The Legend of Zelda: The Minish Cap
It’s a travesty that when ‘best ever Zelda games’ rankings are discussed, The Minish Cap barely gets a mention. Maybe it’s because it’s a handheld-only title. Maybe it’s because it is one of the few Zelda games to be made by a development team outside Nintendo – in this case, Capcom took the reins, as it did with the Oracles games on GBC. Whatever the reasoning, it’s unjust – we’d argue that The Minish Cap is among the best Legend of Zelda games ever released for a handheld. It perfectly manages to distil the magic of the top-down Zelda games into a portable form, with excellent dungeon design, great items and powers to collect, and a really fun size-changing mechanic that sees Link shrink and grow to visit the pint-sized world of the Picori people. Shoutout goes to Ezlo, too, Link’s talking hat throughout the adventure, as great a companion as Navi before him or Midna after.
Mario Kart: Super Circuit
While the Game Boy and Game Boy Color had plenty of ambitious handheld entries in series that were peaking on SNES, like the Mario Land games or Link’s Awakening, Mario Kart was always out of the handheld’s reach. That’s why Super Circuit was such a big deal: it was a complete Mario Kart experience translated to a handheld, presented in a similar sprite/3D effect style as the SNES original.

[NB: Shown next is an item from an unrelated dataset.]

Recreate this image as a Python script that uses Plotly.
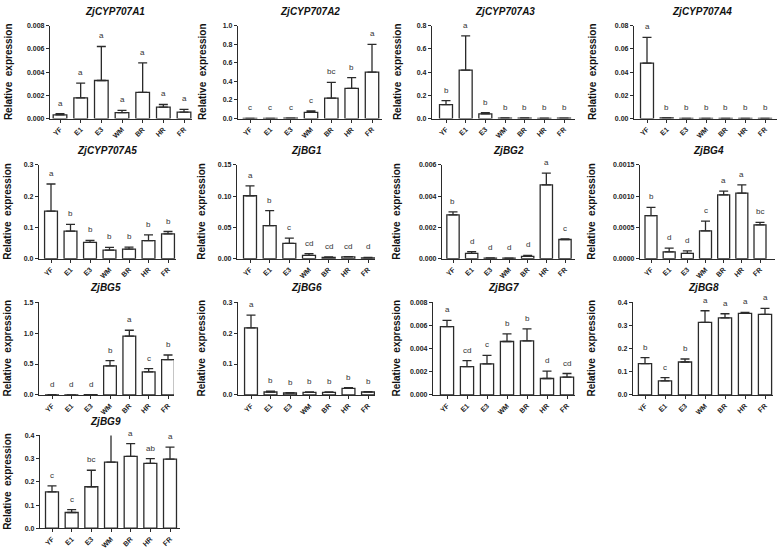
import plotly.graph_objects as go

categories = ["YF", "E1", "E3", "WM", "BR", "HR", "FR"]

gene_names = ["ZjCYP707A1", "ZjCYP707A2", "ZjCYP707A3", "ZjCYP707A4",
              "ZjCYP707A5", "ZjBG1", "ZjBG2", "ZjBG4",
              "ZjBG5", "ZjBG6", "ZjBG7", "ZjBG8", "ZjBG9"]

cyp707a1_mean = [0.00031, 0.00178, 0.00328, 0.00051, 0.00226, 0.00099, 0.00056]
cyp707a1_err = [0.00011, 0.00127, 0.00293, 0.00020, 0.00254, 0.00022, 0.00023]
cyp707a1_sig = ["a", "a", "a", "a", "a", "a", "a"]

cyp707a2_mean = [0.001, 0.001, 0.004, 0.067, 0.22, 0.325, 0.50]
cyp707a2_err = [0.0, 0.0, 0.001, 0.014, 0.17, 0.115, 0.30]
cyp707a2_sig = ["c", "c", "c", "c", "bc", "b", "a"]

cyp707a3_mean = [0.119, 0.418, 0.040, 0.004, 0.004, 0.002, 0.003]
cyp707a3_err = [0.036, 0.294, 0.011, 0.001, 0.001, 0.0005, 0.001]
cyp707a3_sig = ["b", "a", "b", "b", "b", "b", "b"]

cyp707a4_mean = [0.0477, 0.0005, 0.0002, 0.0002, 0.0002, 0.0002, 0.0002]
cyp707a4_err = [0.0223, 0.0001, 0.0, 0.0, 0.0, 0.0, 0.0]
cyp707a4_sig = ["a", "b", "b", "b", "b", "b", "b"]

cyp707a5_mean = [0.152, 0.088, 0.052, 0.0276, 0.031, 0.058, 0.0795]
cyp707a5_err = [0.087, 0.022, 0.007, 0.0084, 0.006, 0.018, 0.0075]
cyp707a5_sig = ["a", "b", "b", "b", "b", "b", "b"]

bg1_mean = [0.1007, 0.053, 0.0244, 0.0053, 0.002, 0.003, 0.0015]
bg1_err = [0.0159, 0.024, 0.0086, 0.0027, 0.001, 0.0005, 0.0005]
bg1_sig = ["a", "b", "c", "cd", "cd", "cd", "d"]

bg2_mean = [0.0028, 0.00034, 0.00004, 0.00003, 0.00015, 0.00473, 0.00123]
bg2_err = [0.0002, 0.00011, 0.00002, 0.00001, 0.00006, 0.00074, 0.00004]
bg2_sig = ["b", "d", "d", "d", "d", "a", "c"]

bg4_mean = [0.00069, 0.000111, 0.000085, 0.000445, 0.00102, 0.00105, 0.00054]
bg4_err = [0.00013, 0.000059, 0.000042, 0.000155, 0.00006, 0.00013, 0.00004]
bg4_sig = ["b", "d", "d", "c", "a", "a", "bc"]

bg5_mean = [0.003, 0.002, 0.004, 0.47, 0.95, 0.374, 0.571]
bg5_err = [0.001, 0.001, 0.001, 0.085, 0.096, 0.053, 0.075]
bg5_sig = ["d", "d", "d", "b", "a", "c", "b"]

bg6_mean = [0.217, 0.0096, 0.0064, 0.0085, 0.0085, 0.0214, 0.0096]
bg6_err = [0.041, 0.0024, 0.0011, 0.0011, 0.0011, 0.0021, 0.0014]
bg6_sig = ["a", "b", "b", "b", "b", "b", "b"]

bg7_mean = [0.00589, 0.00245, 0.00268, 0.00461, 0.00467, 0.00142, 0.00154]
bg7_err = [0.00054, 0.00051, 0.00074, 0.00066, 0.00102, 0.00063, 0.00031]
bg7_sig = ["a", "cd", "c", "b", "b", "d", "cd"]

bg8_mean = [0.135, 0.061, 0.142, 0.313, 0.332, 0.352, 0.347]
bg8_err = [0.026, 0.014, 0.013, 0.050, 0.018, 0.004, 0.026]
bg8_sig = ["b", "c", "b", "a", "a", "a", "a"]

bg9_mean = [0.157, 0.068, 0.179, 0.285, 0.31, 0.28, 0.298]
bg9_err = [0.026, 0.012, 0.071, 0.125, 0.055, 0.02, 0.052]
bg9_sig = ["c", "c", "bc", "ab", "a", "ab", "a"]

y_max = [0.008, 1.0, 0.8, 0.08, 0.3, 0.15, 0.006, 0.0015, 1.5, 0.3, 0.008, 0.4, 0.4]
y_dtick = [0.002, 0.2, 0.2, 0.02, 0.1, 0.05, 0.002, 0.0005, 0.5, 0.1, 0.002, 0.1, 0.1]
y_fmt = [".3f", ".1f", ".1f", ".2f", ".1f", ".2f", ".3f", ".4f", ".1f", ".1f", ".3f", ".1f", ".1f"]

all_means = [cyp707a1_mean, cyp707a2_mean, cyp707a3_mean, cyp707a4_mean, cyp707a5_mean,
             bg1_mean, bg2_mean, bg4_mean, bg5_mean, bg6_mean, bg7_mean, bg8_mean, bg9_mean]
all_errs = [cyp707a1_err, cyp707a2_err, cyp707a3_err, cyp707a4_err, cyp707a5_err,
            bg1_err, bg2_err, bg4_err, bg5_err, bg6_err, bg7_err, bg8_err, bg9_err]
all_sigs = [cyp707a1_sig, cyp707a2_sig, cyp707a3_sig, cyp707a4_sig, cyp707a5_sig,
            bg1_sig, bg2_sig, bg4_sig, bg5_sig, bg6_sig, bg7_sig, bg8_sig, bg9_sig]

# ---------- layout geometry (pixels) ----------
W, H = 778, 551
# axis left, axis right, first bar center, last bar center
geom = [
    (50, 192, 60, 184), (238, 382, 250, 372), (432, 575, 446, 564), (634, 777, 647, 765),
    (39, 176, 51, 168), (237, 375, 250, 368), (442, 575, 453, 565), (640, 775, 651, 760),
    (39, 174, 52, 168), (238, 375, 251, 368), (433, 575, 447, 567), (633, 773, 645, 765),
    (40, 180, 52, 170),
]
title_cx = [115, 310, 505, 702, 107, 306, 508, 708, 106, 306, 504, 703, 106]
rows = [(22, 116, 8), (163, 258, 148), (302, 396, 287), (437, 531, 423)]
ytitle_x = [8, 202, 397, 592]

AX = "#2b2b2b"
FONT = "Liberation Sans, Arial, sans-serif"

fig = go.Figure()
layout = dict(
    width=W, height=H,
    margin=dict(l=0, r=0, t=0, b=0),
    paper_bgcolor="white", plot_bgcolor="white",
    showlegend=False,
    font=dict(family=FONT, color="#222"),
)
annotations = []

for i, name in enumerate(gene_names):
    n = i + 1
    sfx = "" if n == 1 else str(n)
    row, col = divmod(i, 4)
    top, bot, ttl = rows[row]
    L, R, c0, c6 = geom[i]
    s = (c6 - c0) / 6.0
    xr = [(L - c0) / s, (R - c0) / s]

    fig.add_trace(go.Bar(
        x=categories, y=all_means[i],
        xaxis="x" + sfx, yaxis="y" + sfx,
        marker=dict(color="white", line=dict(color=AX, width=1.3)),
        width=0.66,
        error_y=dict(type="data", array=all_errs[i], arrayminus=[0] * 7,
                     symmetric=False, color=AX, thickness=1.3, width=4.5),
        cliponaxis=False,
    ))

    layout["xaxis" + sfx] = dict(
        domain=[L / W, R / W], anchor="y" + sfx, range=xr,
        type="category", categoryorder="array", categoryarray=categories,
        showline=True, linecolor=AX, linewidth=1.3,
        ticks="outside", ticklen=3, tickcolor=AX, tickwidth=1,
        tickangle=-45, tickfont=dict(size=7, family=FONT, weight="bold", color="#222"),
        showgrid=False, zeroline=False, fixedrange=True,
    )
    layout["yaxis" + sfx] = dict(
        domain=[1 - bot / H, 1 - top / H], anchor="x" + sfx,
        range=[0, y_max[i]], dtick=y_dtick[i], tick0=0, tickformat=y_fmt[i],
        showline=True, linecolor=AX, linewidth=1.3,
        ticks="outside", ticklen=3, tickcolor=AX, tickwidth=1,
        tickfont=dict(size=7, family=FONT, weight="bold", color="#222"),
        showgrid=False, zeroline=False, fixedrange=True,
    )

    # panel title
    annotations.append(dict(
        text="<b><i>%s</i></b>" % name, xref="paper", yref="paper",
        x=title_cx[i] / W, y=1 - ttl / H, xanchor="center", yanchor="middle",
        showarrow=False, font=dict(size=10, family=FONT, color="#111"),
    ))
    # y-axis title
    annotations.append(dict(
        text="<b>Relative  expression</b>", xref="paper", yref="paper",
        x=ytitle_x[col] / W, y=1 - ((top + bot) / 2) / H,
        xanchor="center", yanchor="middle", textangle=-90,
        showarrow=False, font=dict(size=10, family=FONT, color="#111"),
    ))
    # significance letters
    for cat, m, e, lt in zip(categories, all_means[i], all_errs[i], all_sigs[i]):
        annotations.append(dict(
            text=lt, xref="x" + sfx, yref="y" + sfx, x=cat, y=m + e,
            xanchor="center", yanchor="bottom", yshift=4, showarrow=False,
            font=dict(size=8, family=FONT, color="#333"),
        ))

layout["annotations"] = annotations
fig.update_layout(**layout)
fig.write_html("out.html", config={"displayModeBar": False},
               post_script="document.body.style.margin='0px';document.body.style.overflow='hidden';")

You race around themed Mario tracks, trying to take out other racers with items like red shells and bombs. The Mario Kart formula never disappoints, and this GBA entry was one of the system’s most popular games. Four players could compete with a link cable, too, replicating the classic Mario Kart console experience on a smaller screen. While the later Mario Kart DS surpassed it, make sure you pick this up if you’re starting a GBA collection.
The first Fire Emblem released in the West was actually the seventh entry in the series. The smash hit status of Intelligent Systems’ Advance Wars, which featured similarities in its combat, reportedly boosted Nintendo’s interest in taking the grid-based tactical RPG series outside of Japan. Strangely, we’re now in a world where Fire Emblem is massive and Advance Wars has been dormant for over a decade.
This first entry has everything people still love about the series today: complex grid-based battles, characters you grow to really like and permadeath. You should probably start with Awakening on 3DS or Three Houses on Switch if you want to get into the series now, though.
Astro Boy: Omega Factor
Never heard of Astro Boy, one of the most famous manga creations of all time? Don’t care about Astro Boy? It doesn’t matter. This is the greatest 2D sidescrolling shooter on GBA, and it’s easy enough that anyone can play it, which can’t be said for all of developer Treasure’s excellent shoot-’em-up games. Adapting many elements of the manga and featuring a surprisingly well-embedded story, you have to finish Omega Factor several times to see the true ending, unearthing hidden levels and other secrets as you attempt to save the world. Clearly, lots of love for the source material went into this game, but it’s the fantastic 2D shooting and beautiful visuals that make this a must-play title.